We shall show that $\sum_{k=1}^{\infty}$ converges uniformly over $I$. We know that the partial sums are

\[ \sum_{k=1}^n g_k(x) = \frac{F_n(x) - F_n(a)}{x-a}. \]

page 201: line 9b: Change to read:

"Since $\sum_{k=1}^{\infty} g_k(x) = \sum_{k=1}^{\infty} (f_k(x) - f_k(a))/(x-a)$ converges and so does $\sum_{k=1}^{\infty} f_k(a)$, it follows that $\sum_{k=1}^{\infty} f_k(x)$ must converge.
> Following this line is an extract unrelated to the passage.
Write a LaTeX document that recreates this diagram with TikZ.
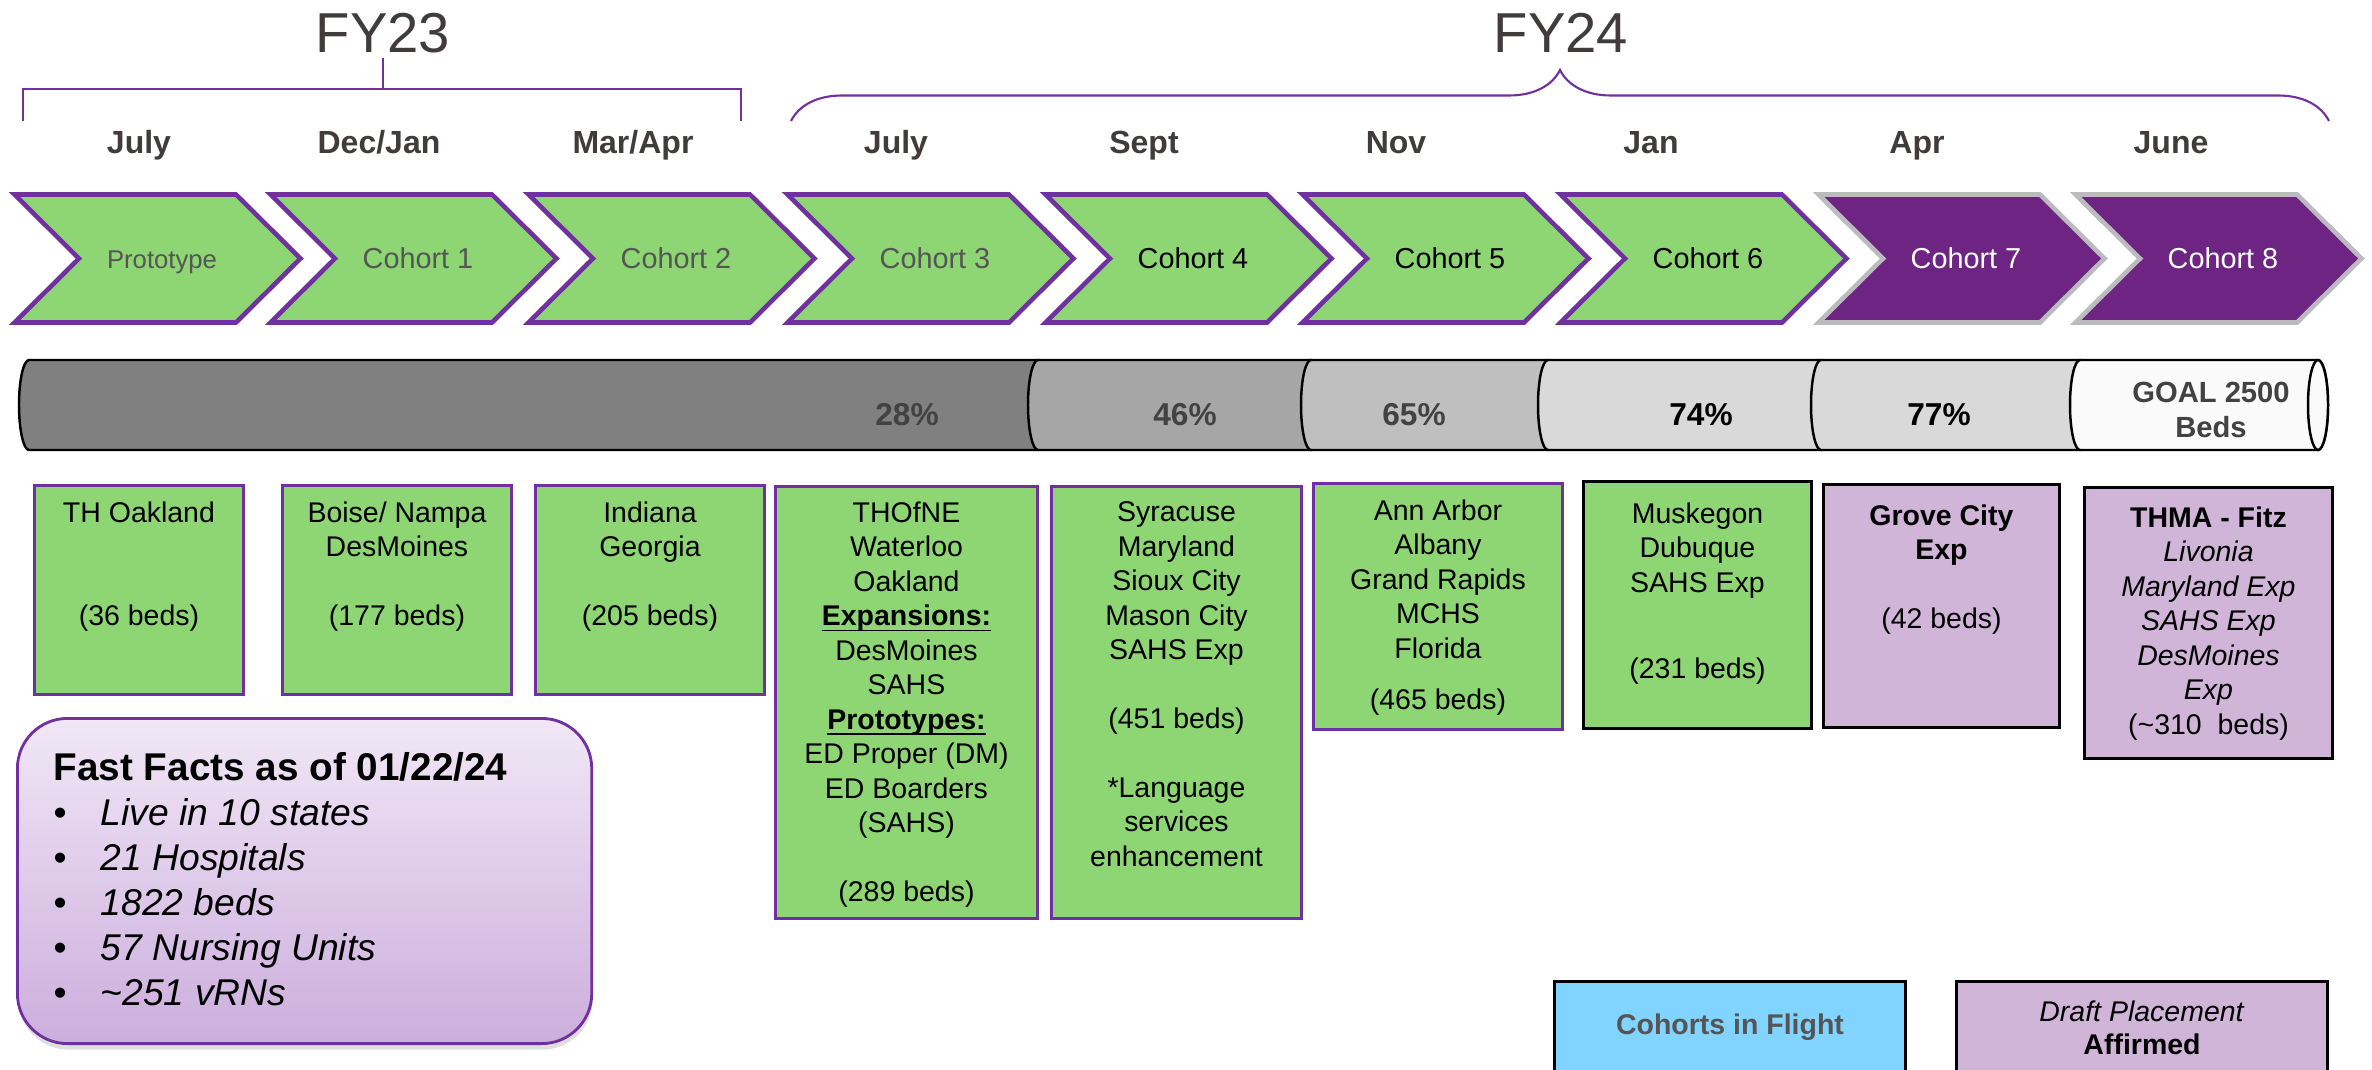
\documentclass[tikz,border=0pt]{standalone}
\usepackage{fontspec}
\setmainfont{Liberation Sans}
\usepackage{xcolor}
\usetikzlibrary{
positioning,
shadows,
decorations.pathreplacing
}

\definecolor{chgreen}{RGB}{142,213,115}
\definecolor{chpurple}{RGB}{112,48,160}
\definecolor{darkplum}{RGB}{109,36,131}
\definecolor{chevgray}{RGB}{187,187,191}
\definecolor{lilac}{RGB}{208,181,217}
\definecolor{skyblue}{RGB}{128,212,255}
\definecolor{labelgray}{RGB}{64,60,60}
\definecolor{cgray}{RGB}{85,85,85}
\definecolor{pctgray}{RGB}{66,66,66}
\definecolor{barA}{RGB}{128,128,128}
\definecolor{barB}{RGB}{166,166,166}
\definecolor{barC}{RGB}{191,191,191}
\definecolor{barD}{RGB}{217,217,217}
\definecolor{barE}{RGB}{250,250,250}
\definecolor{factTop}{RGB}{241,231,246}
\definecolor{factBot}{RGB}{204,174,221}

\newcommand{\headline}[1]{\underline{\smash{\textbf{#1}}}}

\begin{document}
\begin{tikzpicture}[x=0.01cm, y=0.01cm,
    fy/.style={anchor=base, text=labelgray, font=\fontsize{16}{19}\selectfont},
    month/.style={anchor=base, text=labelgray, font=\fontsize{9.1}{11}\selectfont\bfseries},
    chev/.style={line width=1.3pt},
    barseg/.style={draw=black, line width=0.7pt},
    pct/.style={anchor=base, font=\fontsize{9}{10}\selectfont\bfseries},
    cbox/.style={draw=chpurple, line width=0.8pt, fill=chgreen, anchor=north west, inner sep=0pt},
    kbox/.style={cbox, draw=black},
    lbox/.style={cbox, draw=black, fill=lilac},
    btxt/.style={anchor=north, align=center, inner sep=0pt, font=\fontsize{8.1}{9.8}\selectfont},
    facts/.style={draw=chpurple, line width=0.8pt, rounded corners=0.5cm, top color=factTop, bottom color=factBot,
      anchor=north west, drop shadow={shadow xshift=0.01cm, shadow yshift=-0.06cm, opacity=0.25}},
    legbox/.style={draw=black, line width=0.8pt, anchor=north west, align=center, font=\fontsize{8.1}{9.4}\selectfont}]
  \useasboundingbox (0,0) rectangle (2372,-1069);
  \clip (0,0) rectangle (2372,-1069);

  \node[fy] (fy23) at (383,-52) {FY23};
  \node[fy] (fy24) at (1561,-52) {FY24};
  \draw[chpurple, line width=0.8pt] (23,-121) -- (23,-89) -- (741,-89) -- (741,-121)
      (383,-89) -- (383,-58);
  \draw[chpurple, line width=0.6pt, decorate, decoration={brace, amplitude=0.51cm}]
      (791,-121) -- (2329,-121);

  \foreach \x/\m [count=\i] in {139/July, 379/{Dec/Jan}, 633/{Mar/Apr}, 896/July, 1144/Sept,
      1396/Nov, 1651/Jan, 1917/Apr, 2171/June}
    \node[month] (mon\i) at (\x,-153) {\m};

  \foreach \l/\fc/\dc/\tc/\fs/\lab [count=\i] in {
      12/chgreen/chpurple/cgray/7.3/Prototype,
      268/chgreen/chpurple/cgray/8.2/Cohort 1,
      526/chgreen/chpurple/cgray/8.2/Cohort 2,
      785/chgreen/chpurple/cgray/8.2/Cohort 3,
      1043/chgreen/chpurple/black/8.2/Cohort 4,
      1300/chgreen/chpurple/black/8.2/Cohort 5,
      1558/chgreen/chpurple/black/8.2/Cohort 6,
      1816/darkplum/chevgray/white/8.2/Cohort 7,
      2073/darkplum/chevgray/white/8.2/Cohort 8}
  {
    \draw[chev, draw=\dc, fill=\fc] (\l+2.5,-194.5) -- (\l+224,-194.5) -- (\l+288.5,-258.5)
        -- (\l+224,-322.5) -- (\l+2.5,-322.5) -- (\l+67,-258.5) -- cycle;
    \node[anchor=base, text=\tc, font=\fontsize{\fs}{10}\selectfont] (ch\i) at (\l+150,-268) {\lab};
  }

  \foreach \a/\b/\c in {19/1028/barA, 1028/1301/barB, 1301/1538/barC, 1538/1811/barD, 1811/2070/barD}
    \draw[barseg, fill=\c] (\a+10,-360) -- (\b+10,-360) -- (\b+10,-450) -- (\a+10,-450)
        arc[start angle=270, end angle=90, x radius=10, y radius=45] -- cycle;
  \draw[barseg, fill=barE] (2080,-360) -- (2318,-360) arc[start angle=90, end angle=-90, x radius=10, y radius=45]
      -- (2080,-450) arc[start angle=270, end angle=90, x radius=10, y radius=45] -- cycle;
  \draw[barseg, fill=barE] (2318,-405) ellipse [x radius=10, y radius=45];

  \node[pct, text=pctgray] (p28) at (907,-425) {28\%};
  \node[pct, text=pctgray] (p46) at (1185,-425) {46\%};
  \node[pct, text=pctgray] (p65) at (1414,-425) {65\%};
  \node[pct] (p74) at (1701,-425) {74\%};
  \node[pct] (p77) at (1939,-425) {77\%};
  \node[anchor=north, align=center, inner sep=0pt, text=pctgray, font=\fontsize{8.3}{10}\selectfont\bfseries]
      (goal) at (2211,-381) {GOAL 2500\\Beds};

  \node[cbox, minimum width=2.09cm, minimum height=2.09cm] (bA) at (33,-484) {};
  \node[btxt, below=0.17cm of bA.north] (tA) {TH Oakland\\[0.69cm](36 beds)};
  \node[cbox, minimum width=2.29cm, minimum height=2.09cm] (bB) at (281,-484) {};
  \node[btxt, below=0.17cm of bB.north] (tB) {Boise/ Nampa\\DesMoines\\[0.345cm](177 beds)};
  \node[cbox, minimum width=2.29cm, minimum height=2.09cm] (bC) at (534,-484) {};
  \node[btxt, below=0.17cm of bC.north] (tC) {Indiana\\Georgia\\[0.345cm](205 beds)};
  \node[cbox, minimum width=2.62cm, minimum height=4.32cm] (bD) at (774,-485) {};
  \node[btxt, below=0.16cm of bD.north] (tD) {THOfNE\\Waterloo\\Oakland\\\headline{Expansions:}\\DesMoines\\SAHS\\
      \headline{Prototypes:}\\ED Proper (DM)\\ED Boarders\\(SAHS)\\[0.345cm](289 beds)};
  \node[cbox, minimum width=2.50cm, minimum height=4.32cm] (bE) at (1050,-485) {};
  \node[btxt, below=0.16cm of bE.north] (tE) {Syracuse\\Maryland\\Sioux City\\Mason City\\SAHS Exp\\[0.345cm]
      (451 beds)\\[0.345cm]*Language\\services\\enhancement};
  \node[cbox, minimum width=2.49cm, minimum height=2.46cm] (bF) at (1312,-482) {};
  \node[btxt, below=0.17cm of bF.north] (tF) {Ann Arbor\\Albany\\Grand Rapids\\MCHS\\Florida\\[0.17cm](465 beds)};
  \node[kbox, minimum width=2.28cm, minimum height=2.47cm] (bG) at (1582,-480) {};
  \node[btxt, below=0.22cm of bG.north] (tG) {Muskegon\\Dubuque\\SAHS Exp\\[0.52cm](231 beds)};
  \node[lbox, minimum width=2.36cm, minimum height=2.43cm] (bH) at (1822,-483) {};
  \node[btxt, below=0.21cm of bH.north] (tH) {\textbf{Grove City}\\\textbf{Exp}\\[0.345cm](42 beds)};
  \node[lbox, minimum width=2.48cm, minimum height=2.71cm] (bI) at (2083,-486) {};
  \node[btxt, below=0.20cm of bI.north] (tI) {\textbf{THMA - Fitz}\\\textit{Livonia}\\\textit{Maryland Exp}\\
      \textit{SAHS Exp}\\\textit{DesMoines}\\\textit{Exp}\\(\textasciitilde310\ \ beds)};

  \node[facts, minimum width=5.74cm, minimum height=3.25cm] (ffbox) at (16,-717) {};
  \node[anchor=north west, align=left, inner sep=0pt, font=\fontsize{10.6}{12.8}\selectfont] (fflist) at (53,-752)
      {\textbf{\fontsize{11}{12.8}\selectfont Fast Facts as of 01/22/24}\\
       \makebox[0.47cm][l]{\textbullet}\textit{Live in 10 states}\\
       \makebox[0.47cm][l]{\textbullet}\textit{21 Hospitals}\\
       \makebox[0.47cm][l]{\textbullet}\textit{1822 beds}\\
       \makebox[0.47cm][l]{\textbullet}\textit{57 Nursing Units}\\
       \makebox[0.47cm][l]{\textbullet}\textit{\textasciitilde251 vRNs}};

  \node[legbox, fill=skyblue, minimum width=3.51cm, minimum height=0.92cm, text=cgray] (flight) at (1553,-980)
      {\textbf{Cohorts in Flight}};
  \node[legbox, fill=lilac, minimum width=3.71cm, minimum height=0.92cm] (draft) at (1955,-980)
      {\textit{Draft Placement}\\\textbf{Affirmed}};
\end{tikzpicture}
\end{document}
We are now justified in using $F(x)$. Furthermore, since we have uniform convergence of $\sum g_k(x)$, we can choose an $n$ large enough so that each of the first two pieces ... "

page 201, line 4b: change "converges uniformly over ..." to "converges uniformly over a finite interval $I$ and $\sum f_k(a)$ converges for some $a \in I$, then ..."

page 202, line 1: should read "We choose a fixed value of $a \in I$ for which $\sum f_k(a)$ converges, use ..."

page 206: add exercises 11 & 12:

11. Prove that if $\sum_{k=1}^{\infty} f_k(a)$ and $\sum_{k=1}^{\infty} (f_k(x) - f_k(a))/(x-a)$ converges, then so does $\sum_{k=1}^{\infty} f_k(x)$.

12. Find an example of a sequence of functions, $\{f_k(x)\}$ for which $\sum_{k=1}^{\infty} f_k'(x)$ converges uniformly over an interval, $I$, but $\sum_{k=1}^{\infty} f_k(x)$ does not converge unfiromly over $I$. Hint: By Corollary 5.1, $\sum_{k=1}^{\infty} f_k(x)$ cannot converge at any point in $I$.

page 214, line 5: "section 4.4" should read "section 4.5"

page 240: lines 2-5, change to read:

\begin{equation}

\sum_{j=1}6n \frac{(x_j - x_{j-1})^2}{2} < \frac{\delta}{2} \sum_{j=1}^n (x_j - x_{j-1}) = \frac{\delta}{2}(x_n-x_0) = \frac{3\delta}{2}.

\end{equation}

We can guarantee that this error is less than $\epsilon$ if we choose $\delta = 2\epsilon/3$.

page 241: line 4b: $(x_{j k-1} - x_{j k})$ should read $(x_{j k} - x_{j k-1})$.

page 251: line 14: should read "Riemann's definition is equivalent to Cauchy's when the fucntion is bounded."

page 313: section 3.1, #9, third root at x = -0.979366938599298642

page 313: section 3.3, #17: should read "The Lagrange remainder gives a tighter bound for $k \geq 10$."